▶ **EXERCISE GOAL**
From the first line of the data below through the line holding "(1121.4,0) -- (1121.4,620);", output each line exactly and leave the pictures out.

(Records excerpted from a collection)

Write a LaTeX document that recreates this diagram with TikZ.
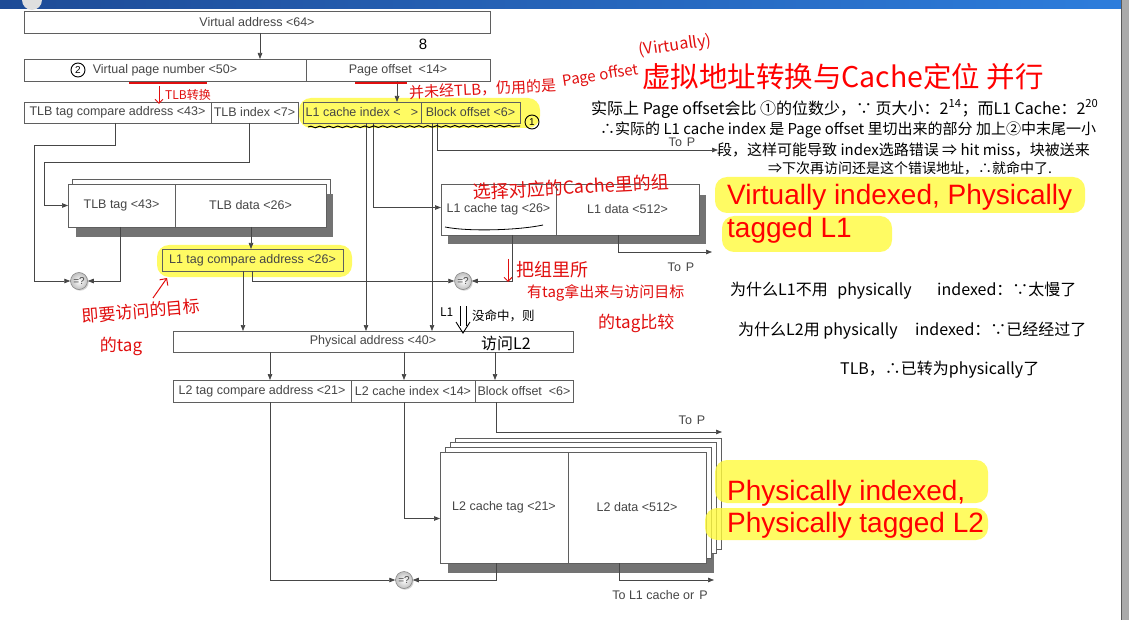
\documentclass[tikz,border=0pt]{standalone}
\usepackage{fontspec}
\setmainfont{Liberation Sans}
\newfontfamily\cjk{Noto Sans CJK SC}
\usetikzlibrary{arrows.meta,decorations.pathmorphing,shadows}
\definecolor{boxc}{RGB}{95,95,95}
\definecolor{txtc}{RGB}{70,70,70}
\definecolor{linec}{RGB}{70,70,70}
\definecolor{shad}{RGB}{115,115,115}
\definecolor{hl}{RGB}{255,250,60}
\definecolor{hred}{RGB}{225,15,15}
\definecolor{pred}{RGB}{255,0,0}
\definecolor{barL}{RGB}{30,75,150}
\definecolor{barR}{RGB}{45,125,220}
\definecolor{strip}{RGB}{170,170,170}
\begin{document}
\begin{tikzpicture}[x=1pt,y=-1pt,
  box/.style={draw=boxc, line width=0.7pt, inner sep=0pt, outer sep=0pt, anchor=north west, text=txtc, font=\fontsize{12.5}{14}\selectfont},
  arr/.style={draw=linec, line width=0.7pt, -{Triangle[length=6pt,width=4.5pt]}},
  ln/.style={draw=linec, line width=0.7pt},
  cmp/.style={circle, draw=gray, line width=0.5pt, inner sep=0pt, minimum size=17pt, inner color=white, outer color=gray!50, text=txtc, font=\fontsize{10}{10}\selectfont, drop shadow={shadow xshift=1.2pt, shadow yshift=-1.2pt, fill=gray!70}},
  lbl/.style={text=txtc, inner sep=0pt, font=\fontsize{12.5}{14}\selectfont},
  hlt/.style={fill=hl, fill opacity=0.8, rounded corners=12pt},
  hwr/.style={text=hred, inner sep=0pt},
  hwb/.style={text=black, inner sep=0pt},
  redbig/.style={text=pred, inner sep=0pt, anchor=base west, font=\fontsize{28}{28}\selectfont}
]
\useasboundingbox (0,0) rectangle (1129,620);
\fill[white] (0,0) rectangle (1129,620);
% window chrome
\shade[left color=barL, right color=barR] (0,0) rectangle (1121,9);
\fill[gray!25] (42,0) arc[start angle=0,end angle=180,radius=10] -- cycle;
\fill[strip] (1121,0) rectangle (1129,620);
\draw[gray!70!black, line width=0.8pt] (1121.4,0) -- (1121.4,620);

% highlights under boxes
\fill[hlt] (299,98) rectangle (540,128);
\fill[hlt] (157,245) rectangle (352,277);

% top rows
\node[box, minimum width=466pt, minimum height=22pt] (va) at (24,11) {Virtual address <64>};
\node[box, minimum width=282pt, minimum height=22pt] (vpn) at (24,59) {Virtual page number <50>};
\node[box, minimum width=184pt, minimum height=22pt] (po) at (306,59) {Page offset\ \ <14>};
\node[box, minimum width=187pt, minimum height=21pt] (tca) at (24,102) {TLB tag compare address <43>};
\node[box, minimum width=87pt, minimum height=21pt] (tix) at (211,102) {TLB index <7>};
\node[box, minimum width=118pt, minimum height=21pt] (l1ix) at (303,102) {L1 cache index <\ \ \ >};
\node[box, minimum width=99pt, minimum height=21pt] (bo1) at (421,102) {Block offset <6>};

% TLB
\draw[boxc, fill=white, line width=0.7pt] (72,179) rectangle (330,222);
\fill[shad] (76,194) rectangle (333,237);
\node[box, fill=white, minimum width=107pt, minimum height=43pt] (tlbtag) at (68,184) {TLB tag <43>};
\node[box, fill=white, minimum width=151pt, minimum height=43pt] (tlbdata) at (175,184) {TLB data <26>};

% L1 cache
\fill[shad] (448,195) rectangle (706,244);
\node[box, fill=white, minimum width=115pt, minimum height=51pt] (l1tag) at (441,184) {L1 cache tag <26>};
\node[box, fill=white, minimum width=143pt, minimum height=51pt] (l1data) at (556,184) {L1 data <512>};

\node[box, minimum width=181pt, minimum height=22pt] (l1tca) at (162,249) {L1 tag compare address <26>};
\node[cmp] (cmpA) at (79,281) {=?};
\node[cmp] (cmpB) at (463,281) {=?};

\node[box, minimum width=400pt, minimum height=21pt] (pa) at (173,331) {Physical address <40>};
\node[box, minimum width=178pt, minimum height=22pt] (l2tca) at (173,380) {L2 tag compare address <21>};
\node[box, minimum width=124pt, minimum height=22pt] (l2ix) at (351,380) {L2 cache index <14>};
\node[box, minimum width=98pt, minimum height=22pt] (bo2) at (475,380) {Block offset\ \ <6>};

% L2 cache stack
\fill[shad] (448,462) rectangle (714,573);
\foreach \k in {3,2,1} {
  \draw[boxc, fill=white, line width=0.7pt] ({440+5*\k},{452-4.6*\k}) rectangle ({706+5*\k},{563-4.6*\k});
}
\node[box, fill=white, minimum width=128pt, minimum height=111pt] (l2tag) at (440,452) {L2 cache tag <21>};
\node[box, fill=white, minimum width=138pt, minimum height=111pt] (l2data) at (568,452) {L2 data <512>};
\node[cmp] (cmpC) at (404,580) {=?};

% labels
\node[lbl] (tp1) at (682,142) {To\hspace{5pt}P};
\node[lbl] (tp2) at (681,267) {To\hspace{5pt}P};
\node[lbl] (tp3) at (692,420) {To\hspace{5pt}P};
\node[lbl] (tl1) at (660,595) {To L1 cache or\hspace{5pt}P};

% connector anchors
\coordinate (c1) at ([xshift=236pt]va.south west);
\coordinate (c2) at ([xshift=91pt]po.south west);
\coordinate (c3) at ([xshift=91pt]tca.south west);
\coordinate (c4) at ([xshift=38pt]tix.south west);
\coordinate (c5) at ([xshift=52pt]tlbtag.south west);
\coordinate (c6) at ([xshift=76pt]tlbdata.south west);
\coordinate (c7) at ([xshift=81pt]l1tca.south west);
\coordinate (c8) at ([xshift=90pt]l1tca.south west);
\coordinate (c9) at ([xshift=63pt]l1ix.south west);
\coordinate (c10) at ([xshift=70pt]l1ix.south west);
\coordinate (c11) at ([xshift=11pt]bo1.south west);
\coordinate (c12) at ([xshift=16pt]bo1.south west);
\coordinate (c13) at ([xshift=71pt]l1tag.south west);
\coordinate (c14) at ([xshift=62pt]l1data.south west);
\coordinate (c15) at ([xshift=97pt]pa.south west);
\coordinate (c16) at ([xshift=231pt]pa.south west);
\coordinate (c17) at ([xshift=322pt]pa.south west);
\coordinate (c18) at ([xshift=97pt]l2tca.south west);
\coordinate (c19) at ([xshift=53pt]l2ix.south west);
\coordinate (c20) at ([xshift=21pt]bo2.south west);
\coordinate (c21) at ([xshift=56pt]l2tag.south west);
\coordinate (c22) at ([xshift=51pt]l2data.south west);
\coordinate (toP1) at (718,150);
\coordinate (toP2) at (712,252);
\coordinate (toP3) at (722,432);
\coordinate (toL1) at (714,580);

\draw[arr] (c1) -- (c1 |- vpn.north);
\draw[arr] (c2) -- (c2 |- l1ix.north);
\draw[arr] (c3) -- ++(0,22) -- ++(-81,0) |- (cmpA.west);
\draw[arr] (c4) -- ++(0,39) -- ++(-205,0) |- (tlbtag.west);
\draw[arr] (c5) |- (cmpA.east);
\draw[arr] (c6) -- (c6 |- l1tca.north);
\draw[arr] (c7) -- (c7 |- pa.north);
\draw[arr] (c8) |- (cmpB.west);
\draw[arr] (c9) -- (c9 |- pa.north);
\draw[arr] (c10) |- ([yshift=2pt]l1tag.west);
\draw[arr] (c11) -- (c11 |- pa.north);
\draw[arr] (c12) |- (toP1);
\draw[arr] (c13) |- (cmpB.east);
\draw[arr] (c14) |- (toP2);
\draw[arr] (c15) -- (c15 |- l2tca.north);
\draw[arr] (c16) -- (c16 |- l2ix.north);
\draw[arr] (c17) -- (c17 |- bo2.north);
\draw[arr] (c18) |- (cmpC.west);
\draw[arr] (c19) |- ([yshift=-11pt]l2tag.west);
\draw[arr] (c20) |- (toP3);
\draw[arr] (c21) |- (cmpC.east);
\draw[arr] (c22) |- (toL1);

% ---------- annotations ----------
\node[font=\fontsize{15}{15}\selectfont, inner sep=0pt] (eight) at (423,44) {8};
\node[draw, circle, line width=0.9pt, inner sep=0pt, minimum size=14pt, font=\fontsize{10}{10}\selectfont] (n2) at (78,70) {2};
\node[draw, circle, line width=0.9pt, inner sep=0pt, minimum size=14pt, font=\fontsize{10}{10}\selectfont] (n1) at (532,122) {1};
\draw[hred, line width=1.1pt] (129,83) -- (207,83);
\draw[hred, line width=1.1pt] (355,83) -- (407,83);
\draw[hred, line width=1pt, -{Straight Barb[length=4pt]}] (159,86) -- (159,104);
\node[hwr, anchor=west, font=\fontsize{12}{12}\cjk] (a1) at (165,95) {TLB转换};
\node[hwr, anchor=west, rotate=3, font=\fontsize{15}{15}\cjk] (a2) at (409,93) {并未经TLB，仍用的是};
\node[hwr, rotate=9, font=\fontsize{15}{15}\cjk] (a2b) at (601,76) {Page offset};
\node[hwr, rotate=8, font=\fontsize{16}{16}\cjk] (a3) at (675,46) {(Virtually)};
\draw[black, line width=1pt, decorate, decoration={snake, amplitude=0.8pt, segment length=9pt}] (308,127) -- (520,126);
\draw[black, line width=0.8pt] (445,227) .. controls (470,232) and (520,230) .. (543,225);

\node[text=pred, inner sep=0pt, font=\fontsize{28.5}{28.5}\cjk] (title) at (843,77) {虚拟地址转换与Cache定位 并行};

\node[hwb, anchor=west, font=\fontsize{16}{16}\cjk] (b1) at (591,109) {实际上 Page offset会比 ①的位数少，∵ 页大小：2\textsuperscript{14}；而L1 Cache：2\textsuperscript{20}};
\node[hwb, anchor=west, font=\fontsize{15}{15}\cjk] (b2) at (600,130) {∴实际的 L1 cache index 是 Page offset 里切出来的部分 加上②中末尾一小};
\node[hwb, anchor=west, font=\fontsize{15}{15}\cjk] (b3) at (717,150) {段，这样可能导致 index选路错误 ⇒ hit miss，块被送来};
\node[hwb, anchor=west, font=\fontsize{14}{14}\cjk] (b4) at (768,168) {⇒下次再访问还是这个错误地址，∴就命中了.};

\fill[hlt] (715,177) rectangle (1085,213);
\fill[hlt] (722,216) rectangle (892,252);
\fill[hlt] (715,460) rectangle (988,503);
\fill[hlt] (705,508) rectangle (988,540);
\node[redbig] (v1) at (727,205) {Virtually indexed, Physically};
\node[redbig] (v2) at (727,238) {tagged L1};
\node[redbig] (p1) at (727,500) {Physically indexed,};
\node[redbig] (p2) at (727,532) {Physically tagged L2};

\node[hwr, rotate=3, font=\fontsize{18}{18}\cjk] (a4) at (571,187) {选择对应的Cache里的组};
\draw[hred, line width=1pt, -{Straight Barb[length=4pt]}] (508,259) -- (508,282);
\node[hwr, anchor=west, font=\fontsize{18}{18}\cjk] (a5) at (516,270) {把组里所};
\node[hwr, anchor=west, font=\fontsize{15}{15}\cjk] (a6) at (527,293) {有tag拿出来与访问目标};
\node[hwr, anchor=west, font=\fontsize{17}{17}\cjk] (a7) at (598,323) {的tag比较};

\node[hwb, anchor=west, font=\fontsize{12}{12}\cjk] (b5) at (440,312) {L1};
\draw[black, line width=0.9pt] (460,306) -- (460,326) (466,306) -- (466,326);
\draw[black, line width=0.9pt] (456,322) -- (463,333) -- (470,322);
\node[hwb, anchor=west, font=\fontsize{12.5}{12.5}\cjk] (b6) at (472,316) {没命中，则};
\node[hwb, anchor=west, font=\fontsize{16}{16}\cjk] (b7) at (481,343) {访问L2};

\draw[hred, line width=1pt, -{Straight Barb[length=5pt]}] (153,298) -- (167,278);
\node[hwr, rotate=5, font=\fontsize{17}{17}\cjk] (a8) at (141,311) {即要访问的目标};
\node[hwr, font=\fontsize{17}{17}\cjk] (a9) at (121,346) {的tag};

\node[hwb, anchor=west, font=\fontsize{16}{16}\cjk] (b8) at (730,291) {为什么L1不用\hspace{6pt} physically\hspace{22pt} indexed：∵太慢了};
\node[hwb, anchor=west, font=\fontsize{16}{16}\cjk] (b9) at (738,331) {为什么L2用 physically\hspace{14pt} indexed：∵已经经过了};
\node[hwb, anchor=west, font=\fontsize{16}{16}\cjk] (b10) at (840,370) {TLB，∴已转为physically了};
\end{tikzpicture}
\end{document}
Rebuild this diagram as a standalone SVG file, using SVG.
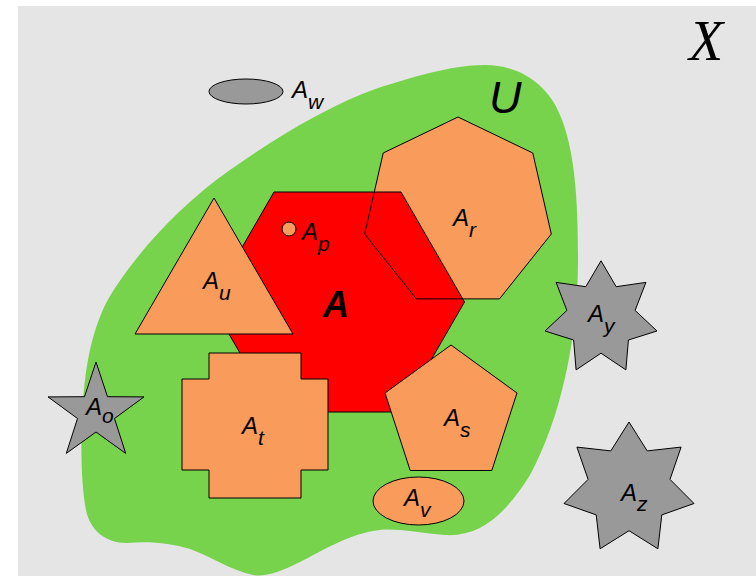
<svg xmlns="http://www.w3.org/2000/svg" width="756" height="576" viewBox="0 0 756 576">
<style>
.sh{stroke:#000;stroke-width:1;stroke-linejoin:miter}
.or{fill:#f99b5a}
.gr{fill:#999999}
.lbl{font-family:"Liberation Sans",Arial,sans-serif;font-style:italic;font-size:24px;fill:#000}
.sub{font-size:21px}
</style>
<rect x="0" y="0" width="756" height="576" fill="#ffffff"/>
<rect id="X" x="18" y="6" width="738" height="570" fill="#e5e5e5"/>
<g id="U">
<path d="M378 88 C410 78,450 65,485 65 C520 65,548 85,560 115 C575 150,578 200,578 260 C578 340,560 420,530 475 C505 515,480 537,445 535 C420 533,395 528,380 530 C350 533,320 552,300 562 C280 572,265 577,253 575 C230 570,210 556,190 549 C170 543,150 541,127 543 C105 543,90 530,86 510 C80 480,80 420,85 380 C90 340,100 310,115 288 C140 250,180 205,230 170 C280 135,330 105,378 88 Z" fill="#77d34b"/>
</g>
<g id="Ar_fill">
<polygon class="or" points="458,117 532.8,153 551.3,234 499.5,298.9 416.5,298.9 364.7,234 383.2,153"/>
</g>
<g id="A">
<polygon class="sh" fill="#ff0000" points="274,192 401,192 464.5,302 401,412 274,412 210.5,302"/>
</g>
<g id="Ar">
<polygon class="sh" fill="none" points="458,117 532.8,153 551.3,234 499.5,298.9 416.5,298.9 364.7,234 383.2,153"/>
</g>
<g id="Au">
<polygon class="sh or" points="214,198 293,334 135,334"/>
</g>
<g id="Ap">
<circle class="sh or" cx="289" cy="229" r="7"/>
</g>
<g id="At">
<polygon class="sh or" points="209,353 301,353 301,379 328,379 328,470 301,470 301,498 209,498 209,470 182,470 182,379 209,379"/>
</g>
<g id="As">
<polygon class="sh or" points="451,345 517,393 491.8,470.5 410.2,470.5 385,393"/>
</g>
<g id="Av">
<ellipse class="sh or" cx="418.5" cy="501" rx="45.5" ry="24"/>
</g>
<g id="Ao">
<polygon class="sh gr" points="96,362 107.5,396.7 144,396.9 114.5,418.5 125.7,453.4 96,432 66.3,453.4 77.5,418.5 48,396.9 84.5,396.7"/>
</g>
<g id="Ay">
<polygon class="sh gr" points="601,260.8 616.2,286.7 645.9,282.4 635.1,310.4 657,331 628.4,340 625.9,369.9 601,353.2 576.1,369.9 573.6,340 545,331 566.9,310.4 556.1,282.4 585.8,286.7"/>
</g>
<g id="Az">
<polygon class="sh gr" points="629,422 647.2,450.9 681.1,447.1 670,479.4 694,503.5 661.8,514.9 657.9,548.8 629,530.7 600.1,548.8 596.2,514.9 564,503.5 588.1,479.4 576.9,447.1 610.8,450.9"/>
</g>
<g id="Aw">
<ellipse class="sh gr" cx="246" cy="91.5" rx="37" ry="12.5"/>
</g>
<g id="labels">
<text x="706" y="60" text-anchor="middle" font-family="'Liberation Serif','Times New Roman',serif" font-style="italic" font-size="56">X</text>
<text x="489" y="113" class="lbl" style="font-size:45px">U</text>
<text x="323" y="317" font-family="'Liberation Sans',Arial,sans-serif" font-style="italic" font-weight="bold" font-size="36">A</text>
<text x="292" y="98" class="lbl">A<tspan class="sub" dy="11">w</tspan></text>
<text x="302" y="240" class="lbl">A<tspan class="sub" dy="11">p</tspan></text>
<text x="453" y="226" class="lbl">A<tspan class="sub" dy="11">r</tspan></text>
<text x="203" y="289" class="lbl">A<tspan class="sub" dy="11">u</tspan></text>
<text x="242" y="434" class="lbl">A<tspan class="sub" dy="11">t</tspan></text>
<text x="86" y="415" class="lbl">A<tspan class="sub" dy="8">o</tspan></text>
<text x="444" y="426" class="lbl">A<tspan class="sub" dy="11">s</tspan></text>
<text x="404" y="506" class="lbl">A<tspan class="sub" dy="11">v</tspan></text>
<text x="588" y="322" class="lbl">A<tspan class="sub" dy="11">y</tspan></text>
<text x="621" y="501" class="lbl">A<tspan class="sub" dy="10">z</tspan></text>
</g>
</svg>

▶ **COMPLETE RESPONSE**
Write a LaTeX document that recreates this diagram with TikZ.
\documentclass[tikz,border=0pt]{standalone}
\usepackage{fontspec}
\setmainfont{Liberation Sans}
\newfontfamily\cjk{Noto Sans CJK SC}
\usetikzlibrary{arrows.meta,decorations.pathmorphing,shadows}
\definecolor{boxc}{RGB}{95,95,95}
\definecolor{txtc}{RGB}{70,70,70}
\definecolor{linec}{RGB}{70,70,70}
\definecolor{shad}{RGB}{115,115,115}
\definecolor{hl}{RGB}{255,250,60}
\definecolor{hred}{RGB}{225,15,15}
\definecolor{pred}{RGB}{255,0,0}
\definecolor{barL}{RGB}{30,75,150}
\definecolor{barR}{RGB}{45,125,220}
\definecolor{strip}{RGB}{170,170,170}
\begin{document}
\begin{tikzpicture}[x=1pt,y=-1pt,
  box/.style={draw=boxc, line width=0.7pt, inner sep=0pt, outer sep=0pt, anchor=north west, text=txtc, font=\fontsize{12.5}{14}\selectfont},
  arr/.style={draw=linec, line width=0.7pt, -{Triangle[length=6pt,width=4.5pt]}},
  ln/.style={draw=linec, line width=0.7pt},
  cmp/.style={circle, draw=gray, line width=0.5pt, inner sep=0pt, minimum size=17pt, inner color=white, outer color=gray!50, text=txtc, font=\fontsize{10}{10}\selectfont, drop shadow={shadow xshift=1.2pt, shadow yshift=-1.2pt, fill=gray!70}},
  lbl/.style={text=txtc, inner sep=0pt, font=\fontsize{12.5}{14}\selectfont},
  hlt/.style={fill=hl, fill opacity=0.8, rounded corners=12pt},
  hwr/.style={text=hred, inner sep=0pt},
  hwb/.style={text=black, inner sep=0pt},
  redbig/.style={text=pred, inner sep=0pt, anchor=base west, font=\fontsize{28}{28}\selectfont}
]
\useasboundingbox (0,0) rectangle (1129,620);
\fill[white] (0,0) rectangle (1129,620);
% window chrome
\shade[left color=barL, right color=barR] (0,0) rectangle (1121,9);
\fill[gray!25] (42,0) arc[start angle=0,end angle=180,radius=10] -- cycle;
\fill[strip] (1121,0) rectangle (1129,620);
\draw[gray!70!black, line width=0.8pt] (1121.4,0) -- (1121.4,620);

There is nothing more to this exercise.